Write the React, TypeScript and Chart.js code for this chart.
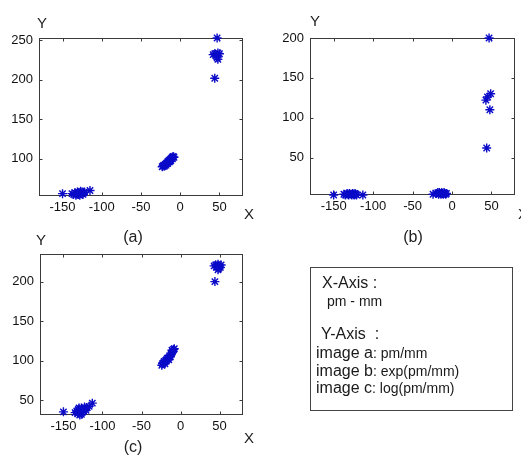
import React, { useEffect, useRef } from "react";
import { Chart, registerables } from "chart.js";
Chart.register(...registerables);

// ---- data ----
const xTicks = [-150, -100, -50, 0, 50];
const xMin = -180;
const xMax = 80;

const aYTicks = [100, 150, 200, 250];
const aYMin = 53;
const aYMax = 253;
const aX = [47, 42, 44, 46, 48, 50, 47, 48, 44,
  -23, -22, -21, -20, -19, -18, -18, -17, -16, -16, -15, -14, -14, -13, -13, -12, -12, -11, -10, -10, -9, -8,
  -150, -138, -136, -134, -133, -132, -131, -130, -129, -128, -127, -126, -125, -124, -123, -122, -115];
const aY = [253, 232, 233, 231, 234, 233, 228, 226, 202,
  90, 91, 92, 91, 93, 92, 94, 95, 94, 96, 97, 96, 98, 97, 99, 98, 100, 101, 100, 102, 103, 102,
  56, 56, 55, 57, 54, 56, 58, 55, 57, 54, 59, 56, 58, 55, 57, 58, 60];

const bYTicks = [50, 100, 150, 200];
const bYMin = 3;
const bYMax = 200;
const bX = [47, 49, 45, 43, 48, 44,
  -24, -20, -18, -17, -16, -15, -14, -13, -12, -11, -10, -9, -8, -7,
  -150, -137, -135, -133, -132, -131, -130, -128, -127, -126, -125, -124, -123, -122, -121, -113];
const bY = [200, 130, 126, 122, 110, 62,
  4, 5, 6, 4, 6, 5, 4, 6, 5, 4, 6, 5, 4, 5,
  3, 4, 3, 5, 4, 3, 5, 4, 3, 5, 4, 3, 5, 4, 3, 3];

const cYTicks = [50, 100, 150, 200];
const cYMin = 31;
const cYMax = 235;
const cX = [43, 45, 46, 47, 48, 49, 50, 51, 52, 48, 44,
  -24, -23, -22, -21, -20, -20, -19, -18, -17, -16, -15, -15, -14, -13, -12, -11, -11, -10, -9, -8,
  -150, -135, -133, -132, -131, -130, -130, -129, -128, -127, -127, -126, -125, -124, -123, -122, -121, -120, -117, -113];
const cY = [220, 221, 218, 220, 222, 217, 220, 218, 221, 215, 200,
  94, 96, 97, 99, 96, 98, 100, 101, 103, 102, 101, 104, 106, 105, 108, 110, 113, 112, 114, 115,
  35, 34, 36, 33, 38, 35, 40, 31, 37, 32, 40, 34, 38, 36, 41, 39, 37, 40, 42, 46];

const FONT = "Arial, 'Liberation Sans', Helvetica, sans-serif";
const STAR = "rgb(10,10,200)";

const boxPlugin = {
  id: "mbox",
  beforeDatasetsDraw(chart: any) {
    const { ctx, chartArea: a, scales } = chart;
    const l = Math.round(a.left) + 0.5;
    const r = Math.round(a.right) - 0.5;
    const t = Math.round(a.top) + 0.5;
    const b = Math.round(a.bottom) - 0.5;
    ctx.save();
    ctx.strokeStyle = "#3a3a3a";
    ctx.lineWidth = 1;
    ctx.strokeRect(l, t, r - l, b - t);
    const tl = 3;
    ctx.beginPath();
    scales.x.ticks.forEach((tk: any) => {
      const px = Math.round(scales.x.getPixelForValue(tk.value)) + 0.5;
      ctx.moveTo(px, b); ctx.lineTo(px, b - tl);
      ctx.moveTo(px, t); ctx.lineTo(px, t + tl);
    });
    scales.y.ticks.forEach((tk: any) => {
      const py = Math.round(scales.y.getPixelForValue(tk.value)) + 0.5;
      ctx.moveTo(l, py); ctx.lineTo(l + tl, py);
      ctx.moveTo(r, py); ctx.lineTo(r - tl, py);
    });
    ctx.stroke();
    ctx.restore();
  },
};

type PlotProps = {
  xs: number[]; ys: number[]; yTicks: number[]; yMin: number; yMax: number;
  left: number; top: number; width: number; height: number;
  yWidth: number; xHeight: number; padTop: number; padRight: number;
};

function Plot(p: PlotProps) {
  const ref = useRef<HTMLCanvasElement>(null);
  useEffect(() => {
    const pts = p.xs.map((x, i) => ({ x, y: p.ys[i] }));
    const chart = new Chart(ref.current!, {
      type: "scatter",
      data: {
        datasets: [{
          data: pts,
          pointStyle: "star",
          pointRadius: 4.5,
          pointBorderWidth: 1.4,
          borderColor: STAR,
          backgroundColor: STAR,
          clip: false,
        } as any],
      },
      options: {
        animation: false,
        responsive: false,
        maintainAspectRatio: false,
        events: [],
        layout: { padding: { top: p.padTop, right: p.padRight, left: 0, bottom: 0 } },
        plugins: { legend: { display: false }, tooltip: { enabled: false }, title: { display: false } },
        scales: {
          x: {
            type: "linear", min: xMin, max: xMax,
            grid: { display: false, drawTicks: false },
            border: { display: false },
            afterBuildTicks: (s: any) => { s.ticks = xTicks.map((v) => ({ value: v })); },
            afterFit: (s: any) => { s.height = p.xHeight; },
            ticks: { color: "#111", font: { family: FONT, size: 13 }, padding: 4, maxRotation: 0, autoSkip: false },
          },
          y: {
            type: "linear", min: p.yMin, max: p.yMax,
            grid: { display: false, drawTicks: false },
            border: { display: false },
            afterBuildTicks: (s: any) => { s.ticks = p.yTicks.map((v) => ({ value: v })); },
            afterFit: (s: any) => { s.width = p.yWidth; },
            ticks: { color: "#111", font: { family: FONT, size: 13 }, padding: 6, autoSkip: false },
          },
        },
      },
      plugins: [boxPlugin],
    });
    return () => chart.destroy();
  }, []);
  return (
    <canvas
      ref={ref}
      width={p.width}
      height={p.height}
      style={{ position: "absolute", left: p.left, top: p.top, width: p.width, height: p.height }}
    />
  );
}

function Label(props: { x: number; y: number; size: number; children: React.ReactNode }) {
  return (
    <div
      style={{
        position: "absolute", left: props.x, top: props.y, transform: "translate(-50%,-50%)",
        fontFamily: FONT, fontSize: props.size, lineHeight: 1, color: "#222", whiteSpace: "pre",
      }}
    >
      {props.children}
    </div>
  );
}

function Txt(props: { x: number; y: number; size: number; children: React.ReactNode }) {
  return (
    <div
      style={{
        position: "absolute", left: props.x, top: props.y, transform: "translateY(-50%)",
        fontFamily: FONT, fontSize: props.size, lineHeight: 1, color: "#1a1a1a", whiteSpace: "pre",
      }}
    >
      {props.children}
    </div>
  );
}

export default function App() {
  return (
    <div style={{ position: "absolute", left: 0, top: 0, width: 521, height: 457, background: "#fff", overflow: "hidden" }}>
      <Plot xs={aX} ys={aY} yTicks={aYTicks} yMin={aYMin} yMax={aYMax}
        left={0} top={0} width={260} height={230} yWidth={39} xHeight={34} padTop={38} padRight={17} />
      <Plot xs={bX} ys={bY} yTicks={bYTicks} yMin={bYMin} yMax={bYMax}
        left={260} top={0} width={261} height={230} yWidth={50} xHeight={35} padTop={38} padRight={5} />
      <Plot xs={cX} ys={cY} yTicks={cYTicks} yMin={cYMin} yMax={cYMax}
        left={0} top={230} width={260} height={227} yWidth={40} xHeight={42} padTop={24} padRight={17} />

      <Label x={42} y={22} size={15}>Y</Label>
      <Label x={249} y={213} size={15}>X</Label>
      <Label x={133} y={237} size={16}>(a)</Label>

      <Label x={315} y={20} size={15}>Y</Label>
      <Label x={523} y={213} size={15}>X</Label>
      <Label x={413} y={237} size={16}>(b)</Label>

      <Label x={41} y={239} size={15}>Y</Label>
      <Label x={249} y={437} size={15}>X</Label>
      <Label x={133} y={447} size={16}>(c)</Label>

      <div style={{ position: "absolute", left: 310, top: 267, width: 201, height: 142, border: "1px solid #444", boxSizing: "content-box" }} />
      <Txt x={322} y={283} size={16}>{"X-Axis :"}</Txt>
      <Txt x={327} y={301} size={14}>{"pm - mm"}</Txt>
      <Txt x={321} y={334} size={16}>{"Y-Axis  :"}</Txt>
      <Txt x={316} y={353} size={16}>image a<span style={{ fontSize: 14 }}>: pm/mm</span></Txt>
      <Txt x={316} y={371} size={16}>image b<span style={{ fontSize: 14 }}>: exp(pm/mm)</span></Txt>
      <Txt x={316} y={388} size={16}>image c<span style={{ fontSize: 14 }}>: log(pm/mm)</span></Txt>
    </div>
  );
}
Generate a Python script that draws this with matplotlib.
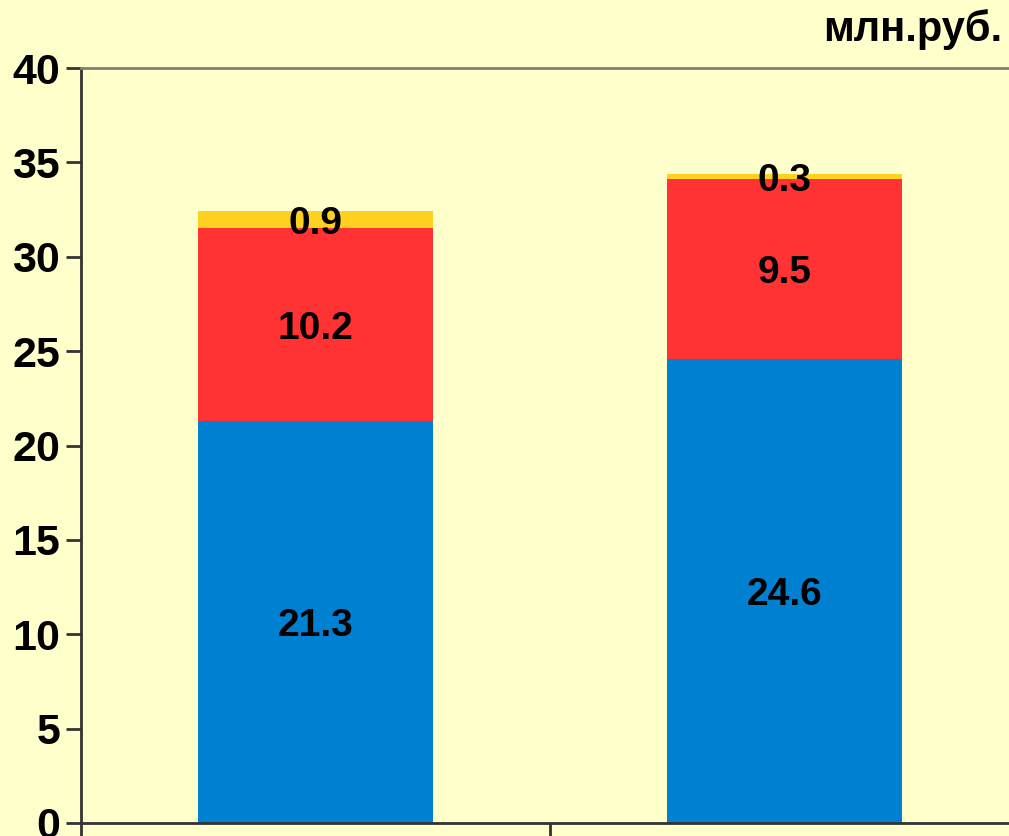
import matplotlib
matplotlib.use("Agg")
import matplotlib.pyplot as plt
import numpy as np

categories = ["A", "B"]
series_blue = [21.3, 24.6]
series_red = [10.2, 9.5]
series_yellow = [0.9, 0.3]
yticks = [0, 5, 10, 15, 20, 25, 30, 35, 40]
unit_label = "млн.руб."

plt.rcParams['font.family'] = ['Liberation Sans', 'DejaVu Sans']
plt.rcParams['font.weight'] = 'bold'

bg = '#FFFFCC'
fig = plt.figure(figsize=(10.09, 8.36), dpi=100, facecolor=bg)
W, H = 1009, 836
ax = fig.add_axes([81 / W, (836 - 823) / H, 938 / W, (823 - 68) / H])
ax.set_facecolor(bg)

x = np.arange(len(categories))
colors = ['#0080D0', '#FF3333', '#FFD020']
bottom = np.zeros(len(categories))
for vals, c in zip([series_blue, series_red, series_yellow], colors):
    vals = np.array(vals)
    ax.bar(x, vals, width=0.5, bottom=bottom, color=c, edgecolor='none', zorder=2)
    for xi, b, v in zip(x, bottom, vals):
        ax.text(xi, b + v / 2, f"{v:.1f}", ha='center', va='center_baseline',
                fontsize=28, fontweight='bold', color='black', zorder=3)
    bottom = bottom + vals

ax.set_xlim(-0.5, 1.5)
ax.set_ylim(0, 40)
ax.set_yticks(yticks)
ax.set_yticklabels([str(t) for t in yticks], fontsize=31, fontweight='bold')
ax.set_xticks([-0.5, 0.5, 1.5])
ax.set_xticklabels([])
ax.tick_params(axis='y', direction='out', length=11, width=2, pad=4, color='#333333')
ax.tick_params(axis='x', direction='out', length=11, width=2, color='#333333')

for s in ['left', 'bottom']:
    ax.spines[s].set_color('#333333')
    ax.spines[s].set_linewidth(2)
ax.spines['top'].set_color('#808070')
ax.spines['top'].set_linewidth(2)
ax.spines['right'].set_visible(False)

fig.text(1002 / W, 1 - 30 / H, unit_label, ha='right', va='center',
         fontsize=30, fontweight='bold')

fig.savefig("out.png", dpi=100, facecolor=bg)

· · · · ·

» **What this task involves**:
Take the records from their first line through the line containing "const xMax = 80;" and please return exactly those lines, both ends included, minus the pictures.

» **Written solution**:
Write the React, TypeScript and Chart.js code for this chart.
import React, { useEffect, useRef } from "react";
import { Chart, registerables } from "chart.js";
Chart.register(...registerables);

// ---- data ----
const xTicks = [-150, -100, -50, 0, 50];
const xMin = -180;
const xMax = 80;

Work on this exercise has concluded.